The fund is also buying Japanese inflation-linked bonds, with Murphy expecting the nation’s inflation to surprise even if it’s a distance away from Bank of Japan’s 2 percent target.

“It’s really cheap insurance; we do think Japanese inflation will surprise to the upside to what’s priced in,” he said.

The following are excerpts from a Q&A.

1. Portugal was the biggest contributor to performance last year

It was a cheap, high-yield developed market and an improving credit story. Emerging market guys won’t buy Portugal because it’s a developed market, and the developed market guys didn’t buy it because Portugal didn’t meet their investment criteria. Bonds that used to trade at 7 percent yields in 2013 now trade similar to Italy, depending on where you are on the curve. That spread compression will continue.

2. Spain is next opportunity

We love the long end, the 30-year part of the curve. Spain is different from Portugal as it’s going from ‘BBB’ to ‘A.’ Their bonds are also eligible for central bank buying. So as long as the spread is there, that’s where our focus has been.

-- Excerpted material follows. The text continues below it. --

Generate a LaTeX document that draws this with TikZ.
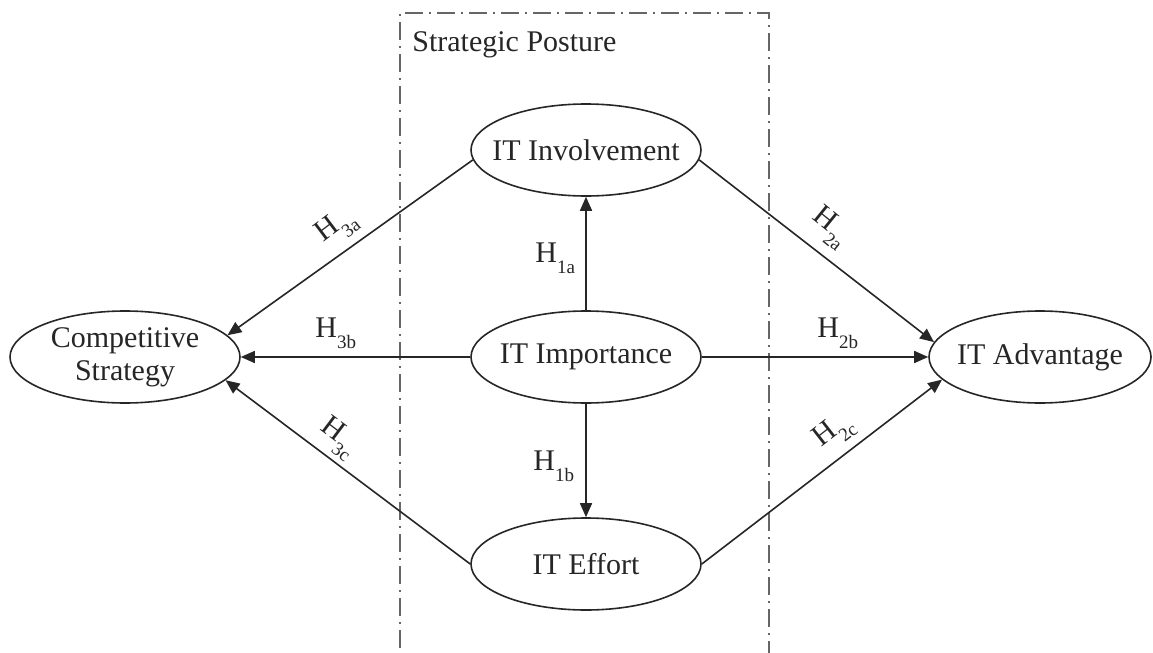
\documentclass[tikz,border=0pt]{standalone}
\usepackage{fontspec}
\setmainfont{Liberation Serif}
\usetikzlibrary{shapes.geometric, positioning}
\usetikzlibrary{arrows.meta}

\newcommand{\hyp}[1]{H\raisebox{-5.5pt}{\fontsize{9.5}{10}\selectfont #1}}

\begin{document}
\begin{tikzpicture}[x=0.5pt, y=-0.5pt,
  construct/.style={ellipse, draw=black!85, line width=0.8pt,
    minimum width=115pt, minimum height=46pt, inner sep=0pt},
  construct text/.style={align=center, text=black!85,
    font=\fontsize{15}{16.5}\selectfont},
  link/.style={-{Triangle[length=7pt, width=6pt]}, line width=0.8pt, black!85},
  hlabel/.style={inner sep=0pt, text=black!85, font=\fontsize{15}{16}\selectfont}]

\useasboundingbox (0,0) rectangle (1153,653);

% strategic posture frame, open at the bottom
\draw[black!60, line width=1pt, dash pattern=on 9pt off 3pt on 1pt off 3pt]
  (400,680) -- (400,13) -- (769,13) -- (769,680);
\node[anchor=base west, inner sep=0pt, text=black!85, font=\fontsize{15}{16}\selectfont]
  (posture) at (412,51) {Strategic Posture};

% constructs
\node[construct, label={[construct text]center:IT Involvement}] (inv) at (586,150) {};
\node[construct, label={[construct text]center:IT Importance}] (imp) at (586,357) {};
\node[construct, label={[construct text]center:IT Effort}] (eff) at (586,564) {};
\node[construct, label={[construct text]center:{Competitive\\Strategy}}] (cs) at (125,357) {};
\node[construct, minimum width=111pt, label={[construct text]center:IT Advantage}] (adv) at (1040,357) {};

% hypotheses
\draw[link] (imp.north) -- (inv.south);
\draw[link] (imp.south) -- (eff.north);
\draw[link] (inv.185) -- (cs.12);
\draw[link] (imp.west) -- (cs.east);
\draw[link] (eff.west) -- (cs.-13);
\draw[link] (inv.355) -- (adv.172);
\draw[link] (imp.east) -- (adv.west);
\draw[link] (eff.east) -- (adv.193);

\node[hlabel, anchor=base west] (h1a) at (535,262) {\hyp{1a}};
\node[hlabel, anchor=base west] (h1b) at (533,470) {\hyp{1b}};
\node[hlabel, anchor=base west] (h3b) at (315,337) {\hyp{3b}};
\node[hlabel, anchor=base west] (h2b) at (817,337) {\hyp{2b}};
\node[hlabel, rotate=37] (h3a) at (337,227) {\hyp{3a}};
\node[hlabel, rotate=-37] (h3c) at (338,438) {\hyp{3c}};
\node[hlabel, rotate=-39] (h2a) at (830,228) {\hyp{2a}};
\node[hlabel, rotate=38] (h2c) at (834,432) {\hyp{2c}};
\end{tikzpicture}
\end{document}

3. European FX to outperform dollar

We like emerging-market currencies such as the Argentinian peso, Columbia peso. We’re constructive of the euro versus the dollar, but we’re even more constructive on other European currencies versus the dollar. We like the Scandinavian currencies and the British pound.

4. Trade war is unlikely

I don’t want to dismiss the trade war rhetoric but our view is that it’s more of a negotiating tactic. Trump is trying to fulfill his campaign promises -- last year was about tax policy, this year the focus is trade. An all-out trade war will be very disruptive for the economy, equity markets, for risk assets. That type of volatility is going to be problematic for the administration.